Radxa will hopefully sell a case and fan control board at some point, to make this a more robust solution, but those aren't available currently.

Comments

A number of comments on YouTube suggested I test out a USB 3 2.5G Ethernet adapter. So I plugged in my Plugable 2.5G adapter, and tested transfer speeds with a 50 GB folder on Windows 11 and got:

  • 270 MB/sec writes (copy from Windows 11 to Pi 5)
  • 200 MB/sec reads (copy from Pi 5 to Windows 11)

See this comment on GitHub for all the details.

Jeff,

mdadm raid on OMV 7.x was moved to a plugin called openmediavault-md. Install it from the plugins tab.

This is what I’ve been waiting for. Ordered two of the boards and I’ll get some Pi 5s when I get back from travelling. I’ve been wanting to get into 3D modelling so working out a 3D printed case for this will be fun. Preferably something that I can screw an extra fan into and mount the usb ethernet to nicely too.

I'd love to see your case! This would be a fun appliance to put on my desk, but without a case, I'm worried when I mist my plants, I'll fry it. :)
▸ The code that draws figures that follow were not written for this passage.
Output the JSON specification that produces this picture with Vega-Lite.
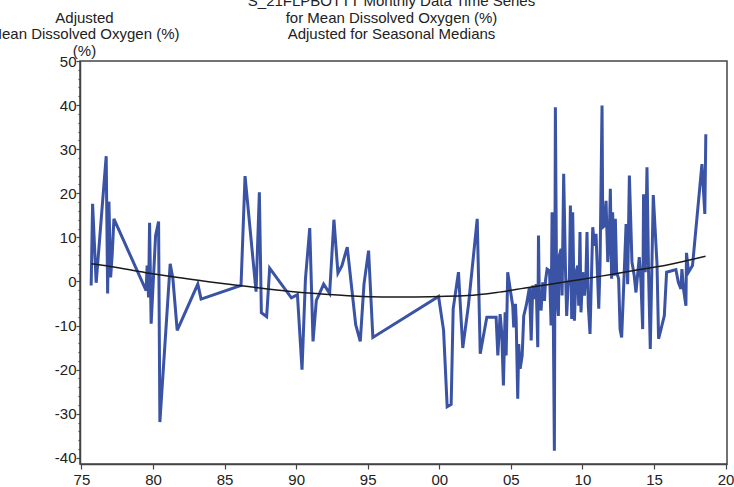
{
  "$schema": "https://vega.github.io/schema/vega-lite/v6.json",
  "width": 647,
  "height": 403,
  "autosize": {"type": "none"},
  "padding": {"left": 80, "top": 61, "right": 7, "bottom": 23},
  "background": "white",
  "config": {
    "font": "Liberation Sans",
    "view": {"stroke": "#444", "strokeWidth": 1.5},
    "axis": {"labelFont": "Liberation Sans", "titleFont": "Liberation Sans", "labelColor": "#222", "titleColor": "#222", "domainColor": "#444", "tickColor": "#444", "domainWidth": 1.5, "tickWidth": 1.2, "grid": false}
  },
  "title": {
    "text": ["S_21FLPBOTTT Monthly Data Time Series", "for Mean Dissolved Oxygen (%)", "Adjusted for Seasonal Medians"],
    "anchor": "middle", "frame": "group", "dx": -12, "offset": -44, "baseline": "alphabetic",
    "lineHeight": 16.5, "fontSize": 15, "fontWeight": "normal", "font": "Liberation Sans", "color": "#222"
  },
  "datasets": {
    "obs": [
      {"t": 1975.68, "v": -0.9}, {"t": 1975.78, "v": 17.6}, {"t": 1976.03, "v": -0.3}, {"t": 1976.73, "v": 28.4},
      {"t": 1976.83, "v": -2.7}, {"t": 1976.92, "v": 18.1}, {"t": 1977.04, "v": 0.9}, {"t": 1977.15, "v": 6.2},
      {"t": 1977.27, "v": 14.2}, {"t": 1979.52, "v": -2.1}, {"t": 1979.59, "v": 3.6}, {"t": 1979.69, "v": -3.6},
      {"t": 1979.76, "v": 13.3}, {"t": 1979.87, "v": -9.6}, {"t": 1980.18, "v": 10.4}, {"t": 1980.39, "v": 13.6},
      {"t": 1980.48, "v": -31.9}, {"t": 1981.2, "v": 4.0}, {"t": 1981.39, "v": 0.6}, {"t": 1981.69, "v": -11.1},
      {"t": 1983.13, "v": -0.6}, {"t": 1983.36, "v": -4.0}, {"t": 1986.15, "v": -0.9}, {"t": 1986.43, "v": 23.9},
      {"t": 1987.2, "v": -2.3}, {"t": 1987.43, "v": 20.2}, {"t": 1987.57, "v": -7.1}, {"t": 1987.94, "v": -8.0},
      {"t": 1988.15, "v": 3.0}, {"t": 1989.67, "v": -3.7}, {"t": 1990.09, "v": -3.0}, {"t": 1990.41, "v": -20.0},
      {"t": 1990.65, "v": 0.6}, {"t": 1990.95, "v": 12.1}, {"t": 1991.18, "v": -13.6}, {"t": 1991.41, "v": -4.3},
      {"t": 1991.6, "v": -3.0}, {"t": 1991.92, "v": -0.6}, {"t": 1992.34, "v": -2.7}, {"t": 1992.64, "v": 14.0},
      {"t": 1992.92, "v": 1.9}, {"t": 1993.2, "v": 3.6}, {"t": 1993.57, "v": 7.8}, {"t": 1994.16, "v": -9.8},
      {"t": 1994.48, "v": -13.6}, {"t": 1994.74, "v": -0.6}, {"t": 1995.06, "v": 7.0}, {"t": 1995.36, "v": -12.7},
      {"t": 1999.95, "v": -3.4}, {"t": 2000.3, "v": -11.1}, {"t": 2000.55, "v": -28.4}, {"t": 2000.83, "v": -27.9},
      {"t": 2000.97, "v": -6.2}, {"t": 2001.34, "v": 2.1}, {"t": 2001.64, "v": -15.1}, {"t": 2002.04, "v": -5.3},
      {"t": 2002.65, "v": 14.2}, {"t": 2002.86, "v": -16.4}, {"t": 2003.32, "v": -8.1}, {"t": 2003.97, "v": -8.1},
      {"t": 2004.09, "v": -16.8}, {"t": 2004.25, "v": -7.4}, {"t": 2004.36, "v": -11.5}, {"t": 2004.48, "v": -23.6},
      {"t": 2004.6, "v": -7.0}, {"t": 2004.67, "v": -16.8}, {"t": 2004.78, "v": 2.1}, {"t": 2005.02, "v": -3.2},
      {"t": 2005.13, "v": -5.5}, {"t": 2005.2, "v": -10.4}, {"t": 2005.32, "v": -5.1}, {"t": 2005.37, "v": -8.5},
      {"t": 2005.48, "v": -26.6}, {"t": 2005.55, "v": -14.2}, {"t": 2005.65, "v": -19.8}, {"t": 2005.79, "v": -16.8},
      {"t": 2005.9, "v": -7.8}, {"t": 2006.07, "v": -5.5}, {"t": 2006.18, "v": -3.6}, {"t": 2006.3, "v": -1.3},
      {"t": 2006.42, "v": -13.4}, {"t": 2006.53, "v": -0.9}, {"t": 2006.65, "v": -4.0}, {"t": 2006.77, "v": -0.6},
      {"t": 2006.88, "v": -14.9}, {"t": 2006.93, "v": 10.4}, {"t": 2007.0, "v": -6.2}, {"t": 2007.07, "v": -2.5},
      {"t": 2007.11, "v": -6.6}, {"t": 2007.23, "v": -0.2}, {"t": 2007.35, "v": -4.4}, {"t": 2007.42, "v": 0.2},
      {"t": 2007.53, "v": 2.8}, {"t": 2007.7, "v": 2.4}, {"t": 2007.81, "v": -10.0}, {"t": 2007.88, "v": 15.7},
      {"t": 2007.97, "v": -10.0}, {"t": 2008.04, "v": -38.4}, {"t": 2008.11, "v": 39.5}, {"t": 2008.2, "v": -3.2},
      {"t": 2008.32, "v": -7.8}, {"t": 2008.39, "v": 5.9}, {"t": 2008.51, "v": 7.4}, {"t": 2008.58, "v": -3.2},
      {"t": 2008.69, "v": 24.4}, {"t": 2008.81, "v": 3.6}, {"t": 2008.9, "v": -7.8}, {"t": 2009.0, "v": -0.9},
      {"t": 2009.09, "v": 0.6}, {"t": 2009.16, "v": 17.2}, {"t": 2009.25, "v": -8.5}, {"t": 2009.32, "v": 15.7},
      {"t": 2009.44, "v": -8.9}, {"t": 2009.56, "v": 2.1}, {"t": 2009.67, "v": 3.6}, {"t": 2009.74, "v": -5.5},
      {"t": 2009.83, "v": 11.2}, {"t": 2009.9, "v": -7.0}, {"t": 2010.02, "v": 2.1}, {"t": 2010.14, "v": -3.2},
      {"t": 2010.25, "v": 2.1}, {"t": 2010.32, "v": 11.2}, {"t": 2010.41, "v": -5.5}, {"t": 2010.53, "v": -11.9},
      {"t": 2010.72, "v": 12.3}, {"t": 2010.84, "v": 8.1}, {"t": 2010.95, "v": 10.8}, {"t": 2011.14, "v": -6.2},
      {"t": 2011.23, "v": 3.6}, {"t": 2011.37, "v": 39.9}, {"t": 2011.42, "v": 12.3}, {"t": 2011.53, "v": 12.6},
      {"t": 2011.65, "v": 18.3}, {"t": 2011.77, "v": 4.4}, {"t": 2011.88, "v": 10.4}, {"t": 2011.95, "v": 21.0},
      {"t": 2012.04, "v": 0.6}, {"t": 2012.11, "v": 15.7}, {"t": 2012.23, "v": 1.3}, {"t": 2012.3, "v": 14.2},
      {"t": 2012.39, "v": 2.1}, {"t": 2012.53, "v": 0.6}, {"t": 2012.63, "v": -10.8}, {"t": 2012.74, "v": -12.7},
      {"t": 2012.88, "v": -1.3}, {"t": 2013.05, "v": 13.0}, {"t": 2013.16, "v": -0.6}, {"t": 2013.28, "v": 24.0},
      {"t": 2013.46, "v": 4.4}, {"t": 2013.62, "v": 1.3}, {"t": 2013.74, "v": -2.5}, {"t": 2013.97, "v": 5.5},
      {"t": 2014.09, "v": -0.2}, {"t": 2014.21, "v": -10.8}, {"t": 2014.27, "v": 19.8}, {"t": 2014.39, "v": 2.1},
      {"t": 2014.51, "v": 25.9}, {"t": 2014.62, "v": 2.1}, {"t": 2014.74, "v": -15.3}, {"t": 2014.95, "v": 19.6},
      {"t": 2015.21, "v": 4.0}, {"t": 2015.32, "v": -13.0}, {"t": 2015.72, "v": -7.8}, {"t": 2015.88, "v": 2.1},
      {"t": 2016.53, "v": 2.7}, {"t": 2016.7, "v": -0.2}, {"t": 2016.88, "v": -1.7}, {"t": 2016.95, "v": 2.8},
      {"t": 2017.06, "v": -1.7}, {"t": 2017.23, "v": -5.5}, {"t": 2017.27, "v": 6.5}, {"t": 2017.41, "v": 2.1},
      {"t": 2017.69, "v": 3.6}, {"t": 2018.35, "v": 26.6}, {"t": 2018.55, "v": 15.3}, {"t": 2018.62, "v": 33.4}
    ],
    "smooth": [
      {"t": 1975.7, "v": 4.0}, {"t": 1977, "v": 3.4}, {"t": 1979.5, "v": 2.0}, {"t": 1981.5, "v": 1.0},
      {"t": 1984, "v": -0.1}, {"t": 1986, "v": -0.9}, {"t": 1988, "v": -1.7}, {"t": 1990, "v": -2.4},
      {"t": 1992, "v": -2.9}, {"t": 1994, "v": -3.3}, {"t": 1996, "v": -3.5}, {"t": 1998, "v": -3.5},
      {"t": 2000, "v": -3.4}, {"t": 2002, "v": -3.2}, {"t": 2004, "v": -2.5}, {"t": 2006, "v": -1.5},
      {"t": 2008, "v": -0.5}, {"t": 2010, "v": 0.5}, {"t": 2012, "v": 1.6}, {"t": 2014, "v": 2.7},
      {"t": 2016, "v": 3.8}, {"t": 2018.6, "v": 5.7}
    ]
  },
  "encoding": {
    "x": {
      "field": "t", "type": "quantitative",
      "scale": {"domain": [1974.9, 2020.1], "nice": false, "zero": false},
      "axis": {
        "title": null, "values": [1975, 1980, 1985, 1990, 1995, 2000, 2005, 2010, 2015, 2020],
        "labelExpr": "(datum.value % 100 < 10 ? '0' : '') + (datum.value % 100)",
        "labelFontSize": 15, "tickSize": 5, "labelPadding": 3, "labelFlush": false, "labelOverlap": false
      }
    },
    "y": {
      "field": "v", "type": "quantitative",
      "scale": {"domain": [-41.4, 50], "nice": false, "zero": false},
      "axis": {
        "title": ["Adjusted", "Mean Dissolved Oxygen (%)", "(%)"],
        "titleAngle": 0, "titleAlign": "center", "titleBaseline": "alphabetic",
        "titleX": 4, "titleY": -39, "titleFontSize": 15, "titleFontWeight": "normal", "titleLineHeight": 16.5,
        "values": [-40, -38, -36, -34, -32, -30, -28, -26, -24, -22, -20, -18, -16, -14, -12, -10, -8, -6, -4, -2, 0, 2, 4, 6, 8, 10, 12, 14, 16, 18, 20, 22, 24, 26, 28, 30, 32, 34, 36, 38, 40, 42, 44, 46, 48, 50],
        "labelExpr": "datum.value % 10 === 0 ? '' + datum.value : ''",
        "labelFontSize": 15, "labelPadding": 0, "labelOverlap": false, "labelFlush": false,
        "tickSize": {"condition": {"test": "datum.value % 10 === 0", "value": 4}, "value": 2}
      }
    }
  },
  "layer": [
    {"data": {"name": "obs"}, "mark": {"type": "line", "color": "#3A53A4", "strokeWidth": 3, "strokeJoin": "miter", "strokeMiterLimit": 4}},
    {"data": {"name": "smooth"}, "mark": {"type": "line", "color": "#1a1a1a", "strokeWidth": 1.5, "interpolate": "monotone"}}
  ]
}
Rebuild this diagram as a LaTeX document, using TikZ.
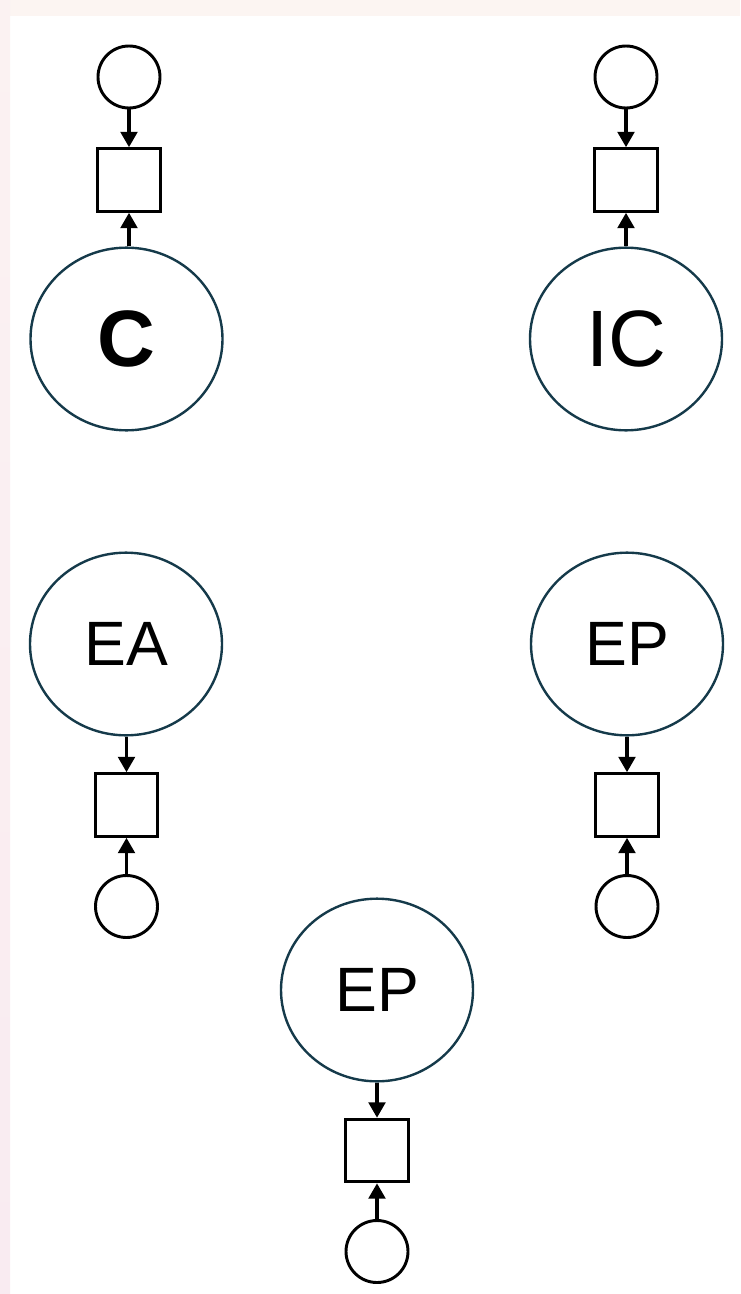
\documentclass[tikz,border=0pt]{standalone}
\usepackage{fontspec}
\setmainfont{Liberation Sans}
\usetikzlibrary{arrows.meta,shapes.geometric}
\definecolor{elline}{HTML}{153A4A}
\definecolor{topstrip}{HTML}{FCF5F2}
\definecolor{lefttop}{HTML}{FBF2F2}
\definecolor{leftbot}{HTML}{F9EBF1}
\tikzset{
  bigel/.style={ellipse, draw=elline, line width=1.8pt, fill=white, minimum width=144pt, minimum height=137pt, inner sep=0pt},
  bigtxt/.style={font=\fontsize{60pt}{60pt}\selectfont},
  midtxt/.style={font=\fontsize{47pt}{47pt}\selectfont},
  place/.style={circle, draw=black, line width=2.2pt, fill=white, minimum size=46.5pt, inner sep=0pt},
  trans/.style={rectangle, draw=black, line width=2.2pt, fill=white, minimum size=47pt, inner sep=0pt},
  arr/.style={-{Triangle[length=11.5pt,width=12.5pt]}, line width=2.4pt, draw=black},
}
\begin{document}
\begin{tikzpicture}[x=0.75pt,y=-0.75pt]
\useasboundingbox (0,0) rectangle (740,1294);
\fill[white] (0,0) rectangle (740,1294);
\fill[topstrip] (0,0) rectangle (740,16.5);
\shade[top color=lefttop, bottom color=leftbot] (0,0) rectangle (10,1294);

% top left
\node[place] (c1) at (129,77) {};
\node[trans] (s1) at (129,180) {};
\node[bigel, bigtxt] (e1) at (126.5,339) {\textbf{C}};
% top right
\node[place] (c2) at (626,77) {};
\node[trans] (s2) at (626,180) {};
\node[bigel, bigtxt] (e2) at (626,339) {IC};
% middle left
\node[bigel, midtxt] (e3) at (126,644) {EA};
\node[trans] (s3) at (126.5,805) {};
\node[place] (c3) at (126.5,906.5) {};
% middle right
\node[bigel, midtxt] (e4) at (627,644) {EP};
\node[trans] (s4) at (627,805) {};
\node[place] (c4) at (627,906.5) {};
% bottom
\node[bigel, midtxt] (e5) at (377,990) {EP};
\node[trans] (s5) at (377,1150.5) {};
\node[place] (c5) at (377,1251.5) {};

\draw[arr] (c1) -- (s1);
\draw[arr] (e1.north -| s1.south) -- (s1.south);
\draw[arr] (c2) -- (s2);
\draw[arr] (e2.north -| s2.south) -- (s2.south);
\draw[arr] (e3.south -| s3.north) -- (s3.north);
\draw[arr] (c3) -- (s3);
\draw[arr] (e4) -- (s4);
\draw[arr] (c4) -- (s4);
\draw[arr] (e5) -- (s5);
\draw[arr] (c5) -- (s5);
\end{tikzpicture}
\end{document}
Can one use mechanical disk with this setup as well?

Note that I haven't tested it in that configuration though... not 100% sure if the HAT's power circuit could handle 8 or 10A, but it might.

It's a shame to spend more than a grand in SSDs to run them over an underpowered arm chip further bottlenecked by terrible networking, when you could spend 300$ on a intel board with 10GB networking, SFP+, more ram, more compute... etc. If you use spinning disks OTOH this might be an extremely cheap, fairly slow, NAS, but enough to store your media...

You are clearly missing the point. Sure, a GT3RS is the ideal track car, but you can have a lot of fun with an mildly updated MX5. The same analogy applies here.

Where did the ribbon cable come from? I got a standard IPEX cable that isn’t compatible with the smaller PCIE slot on the Pi5.

Ribbon cable comes with the board (kit) when you order the PI5 version. I ordered the board, so hope i will see it soon some day.

Still this build loses speed competition to your rig with NVME drives, doesn't it?